[start Source excerpt]

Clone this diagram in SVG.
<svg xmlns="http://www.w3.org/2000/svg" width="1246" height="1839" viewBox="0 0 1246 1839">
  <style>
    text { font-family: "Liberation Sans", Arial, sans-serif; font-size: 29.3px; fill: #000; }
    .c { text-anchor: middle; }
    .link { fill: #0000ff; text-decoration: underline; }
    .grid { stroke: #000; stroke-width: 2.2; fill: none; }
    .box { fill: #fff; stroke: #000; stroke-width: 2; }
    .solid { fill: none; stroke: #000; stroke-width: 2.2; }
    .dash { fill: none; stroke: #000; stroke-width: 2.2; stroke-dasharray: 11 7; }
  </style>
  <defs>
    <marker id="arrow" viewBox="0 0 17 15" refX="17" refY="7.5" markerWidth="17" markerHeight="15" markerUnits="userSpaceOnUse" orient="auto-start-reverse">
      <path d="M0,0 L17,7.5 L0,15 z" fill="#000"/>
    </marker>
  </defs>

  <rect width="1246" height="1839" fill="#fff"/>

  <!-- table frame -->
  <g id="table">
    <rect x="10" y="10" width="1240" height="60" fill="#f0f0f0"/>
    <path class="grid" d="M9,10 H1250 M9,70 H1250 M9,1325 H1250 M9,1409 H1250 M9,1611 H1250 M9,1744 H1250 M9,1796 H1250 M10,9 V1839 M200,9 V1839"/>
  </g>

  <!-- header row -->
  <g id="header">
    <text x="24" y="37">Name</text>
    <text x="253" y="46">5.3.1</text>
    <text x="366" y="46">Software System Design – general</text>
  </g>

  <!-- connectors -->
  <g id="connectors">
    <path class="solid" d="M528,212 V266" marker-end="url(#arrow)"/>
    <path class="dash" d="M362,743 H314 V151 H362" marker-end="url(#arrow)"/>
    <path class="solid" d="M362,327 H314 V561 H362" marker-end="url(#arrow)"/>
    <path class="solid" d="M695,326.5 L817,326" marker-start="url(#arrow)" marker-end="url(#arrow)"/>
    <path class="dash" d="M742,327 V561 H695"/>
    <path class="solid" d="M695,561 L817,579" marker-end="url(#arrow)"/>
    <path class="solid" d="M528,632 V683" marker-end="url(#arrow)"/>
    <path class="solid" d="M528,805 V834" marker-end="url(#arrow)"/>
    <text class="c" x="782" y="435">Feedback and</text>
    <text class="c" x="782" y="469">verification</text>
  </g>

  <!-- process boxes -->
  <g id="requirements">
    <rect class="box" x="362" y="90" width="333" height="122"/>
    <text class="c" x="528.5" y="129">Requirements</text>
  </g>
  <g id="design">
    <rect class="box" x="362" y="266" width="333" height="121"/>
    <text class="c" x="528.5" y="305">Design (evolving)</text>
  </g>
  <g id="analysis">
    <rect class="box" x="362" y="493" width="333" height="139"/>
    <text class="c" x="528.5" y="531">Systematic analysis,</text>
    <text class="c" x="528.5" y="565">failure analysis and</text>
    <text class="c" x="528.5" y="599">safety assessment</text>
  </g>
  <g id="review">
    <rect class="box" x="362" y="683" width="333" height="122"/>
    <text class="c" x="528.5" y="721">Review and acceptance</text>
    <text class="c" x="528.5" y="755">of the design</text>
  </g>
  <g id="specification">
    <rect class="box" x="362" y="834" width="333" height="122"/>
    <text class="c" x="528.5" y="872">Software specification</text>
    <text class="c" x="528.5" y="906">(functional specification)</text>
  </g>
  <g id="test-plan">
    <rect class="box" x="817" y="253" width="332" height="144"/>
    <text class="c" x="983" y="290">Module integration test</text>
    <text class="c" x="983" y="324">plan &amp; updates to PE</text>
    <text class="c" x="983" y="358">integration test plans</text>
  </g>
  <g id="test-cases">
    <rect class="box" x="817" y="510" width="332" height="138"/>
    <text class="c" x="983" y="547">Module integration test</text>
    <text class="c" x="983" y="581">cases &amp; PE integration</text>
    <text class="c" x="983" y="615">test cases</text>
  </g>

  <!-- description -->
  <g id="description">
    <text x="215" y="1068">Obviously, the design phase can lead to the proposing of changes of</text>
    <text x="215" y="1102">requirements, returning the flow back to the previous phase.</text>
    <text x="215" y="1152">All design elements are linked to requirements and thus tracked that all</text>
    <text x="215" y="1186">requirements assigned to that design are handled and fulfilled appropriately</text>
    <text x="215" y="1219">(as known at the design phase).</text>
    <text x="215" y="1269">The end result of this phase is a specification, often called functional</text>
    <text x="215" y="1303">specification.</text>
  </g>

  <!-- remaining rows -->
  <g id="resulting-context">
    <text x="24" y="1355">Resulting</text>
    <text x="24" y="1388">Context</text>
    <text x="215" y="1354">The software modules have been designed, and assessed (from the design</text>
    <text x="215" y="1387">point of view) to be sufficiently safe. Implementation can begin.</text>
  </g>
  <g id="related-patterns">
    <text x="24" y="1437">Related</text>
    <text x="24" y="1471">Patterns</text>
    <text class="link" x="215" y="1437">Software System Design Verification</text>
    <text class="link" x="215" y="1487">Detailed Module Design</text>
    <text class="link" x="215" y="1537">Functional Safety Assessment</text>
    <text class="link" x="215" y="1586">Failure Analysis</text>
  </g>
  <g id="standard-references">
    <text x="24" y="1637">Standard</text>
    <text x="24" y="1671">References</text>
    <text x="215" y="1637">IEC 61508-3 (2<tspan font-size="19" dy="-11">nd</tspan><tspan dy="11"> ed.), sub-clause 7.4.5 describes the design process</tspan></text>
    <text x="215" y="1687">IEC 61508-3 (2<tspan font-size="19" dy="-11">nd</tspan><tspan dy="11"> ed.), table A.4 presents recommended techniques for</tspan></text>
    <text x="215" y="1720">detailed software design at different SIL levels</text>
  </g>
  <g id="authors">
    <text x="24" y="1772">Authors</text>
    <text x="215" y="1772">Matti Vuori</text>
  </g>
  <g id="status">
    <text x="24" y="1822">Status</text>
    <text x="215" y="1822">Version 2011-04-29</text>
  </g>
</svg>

[end Source excerpt]

**Stated exercise**.
Print out the whole listing exactly as it appears.

**Correct response**.
Clone this diagram in SVG.
<svg xmlns="http://www.w3.org/2000/svg" width="1246" height="1839" viewBox="0 0 1246 1839">
  <style>
    text { font-family: "Liberation Sans", Arial, sans-serif; font-size: 29.3px; fill: #000; }
    .c { text-anchor: middle; }
    .link { fill: #0000ff; text-decoration: underline; }
    .grid { stroke: #000; stroke-width: 2.2; fill: none; }
    .box { fill: #fff; stroke: #000; stroke-width: 2; }
    .solid { fill: none; stroke: #000; stroke-width: 2.2; }
    .dash { fill: none; stroke: #000; stroke-width: 2.2; stroke-dasharray: 11 7; }
  </style>
  <defs>
    <marker id="arrow" viewBox="0 0 17 15" refX="17" refY="7.5" markerWidth="17" markerHeight="15" markerUnits="userSpaceOnUse" orient="auto-start-reverse">
      <path d="M0,0 L17,7.5 L0,15 z" fill="#000"/>
    </marker>
  </defs>

  <rect width="1246" height="1839" fill="#fff"/>

  <!-- table frame -->
  <g id="table">
    <rect x="10" y="10" width="1240" height="60" fill="#f0f0f0"/>
    <path class="grid" d="M9,10 H1250 M9,70 H1250 M9,1325 H1250 M9,1409 H1250 M9,1611 H1250 M9,1744 H1250 M9,1796 H1250 M10,9 V1839 M200,9 V1839"/>
  </g>

  <!-- header row -->
  <g id="header">
    <text x="24" y="37">Name</text>
    <text x="253" y="46">5.3.1</text>
    <text x="366" y="46">Software System Design – general</text>
  </g>

  <!-- connectors -->
  <g id="connectors">
    <path class="solid" d="M528,212 V266" marker-end="url(#arrow)"/>
    <path class="dash" d="M362,743 H314 V151 H362" marker-end="url(#arrow)"/>
    <path class="solid" d="M362,327 H314 V561 H362" marker-end="url(#arrow)"/>
    <path class="solid" d="M695,326.5 L817,326" marker-start="url(#arrow)" marker-end="url(#arrow)"/>
    <path class="dash" d="M742,327 V561 H695"/>
    <path class="solid" d="M695,561 L817,579" marker-end="url(#arrow)"/>
    <path class="solid" d="M528,632 V683" marker-end="url(#arrow)"/>
    <path class="solid" d="M528,805 V834" marker-end="url(#arrow)"/>
    <text class="c" x="782" y="435">Feedback and</text>
    <text class="c" x="782" y="469">verification</text>
  </g>

  <!-- process boxes -->
  <g id="requirements">
    <rect class="box" x="362" y="90" width="333" height="122"/>
    <text class="c" x="528.5" y="129">Requirements</text>
  </g>
  <g id="design">
    <rect class="box" x="362" y="266" width="333" height="121"/>
    <text class="c" x="528.5" y="305">Design (evolving)</text>
  </g>
  <g id="analysis">
    <rect class="box" x="362" y="493" width="333" height="139"/>
    <text class="c" x="528.5" y="531">Systematic analysis,</text>
    <text class="c" x="528.5" y="565">failure analysis and</text>
    <text class="c" x="528.5" y="599">safety assessment</text>
  </g>
  <g id="review">
    <rect class="box" x="362" y="683" width="333" height="122"/>
    <text class="c" x="528.5" y="721">Review and acceptance</text>
    <text class="c" x="528.5" y="755">of the design</text>
  </g>
  <g id="specification">
    <rect class="box" x="362" y="834" width="333" height="122"/>
    <text class="c" x="528.5" y="872">Software specification</text>
    <text class="c" x="528.5" y="906">(functional specification)</text>
  </g>
  <g id="test-plan">
    <rect class="box" x="817" y="253" width="332" height="144"/>
    <text class="c" x="983" y="290">Module integration test</text>
    <text class="c" x="983" y="324">plan &amp; updates to PE</text>
    <text class="c" x="983" y="358">integration test plans</text>
  </g>
  <g id="test-cases">
    <rect class="box" x="817" y="510" width="332" height="138"/>
    <text class="c" x="983" y="547">Module integration test</text>
    <text class="c" x="983" y="581">cases &amp; PE integration</text>
    <text class="c" x="983" y="615">test cases</text>
  </g>

  <!-- description -->
  <g id="description">
    <text x="215" y="1068">Obviously, the design phase can lead to the proposing of changes of</text>
    <text x="215" y="1102">requirements, returning the flow back to the previous phase.</text>
    <text x="215" y="1152">All design elements are linked to requirements and thus tracked that all</text>
    <text x="215" y="1186">requirements assigned to that design are handled and fulfilled appropriately</text>
    <text x="215" y="1219">(as known at the design phase).</text>
    <text x="215" y="1269">The end result of this phase is a specification, often called functional</text>
    <text x="215" y="1303">specification.</text>
  </g>

  <!-- remaining rows -->
  <g id="resulting-context">
    <text x="24" y="1355">Resulting</text>
    <text x="24" y="1388">Context</text>
    <text x="215" y="1354">The software modules have been designed, and assessed (from the design</text>
    <text x="215" y="1387">point of view) to be sufficiently safe. Implementation can begin.</text>
  </g>
  <g id="related-patterns">
    <text x="24" y="1437">Related</text>
    <text x="24" y="1471">Patterns</text>
    <text class="link" x="215" y="1437">Software System Design Verification</text>
    <text class="link" x="215" y="1487">Detailed Module Design</text>
    <text class="link" x="215" y="1537">Functional Safety Assessment</text>
    <text class="link" x="215" y="1586">Failure Analysis</text>
  </g>
  <g id="standard-references">
    <text x="24" y="1637">Standard</text>
    <text x="24" y="1671">References</text>
    <text x="215" y="1637">IEC 61508-3 (2<tspan font-size="19" dy="-11">nd</tspan><tspan dy="11"> ed.), sub-clause 7.4.5 describes the design process</tspan></text>
    <text x="215" y="1687">IEC 61508-3 (2<tspan font-size="19" dy="-11">nd</tspan><tspan dy="11"> ed.), table A.4 presents recommended techniques for</tspan></text>
    <text x="215" y="1720">detailed software design at different SIL levels</text>
  </g>
  <g id="authors">
    <text x="24" y="1772">Authors</text>
    <text x="215" y="1772">Matti Vuori</text>
  </g>
  <g id="status">
    <text x="24" y="1822">Status</text>
    <text x="215" y="1822">Version 2011-04-29</text>
  </g>
</svg>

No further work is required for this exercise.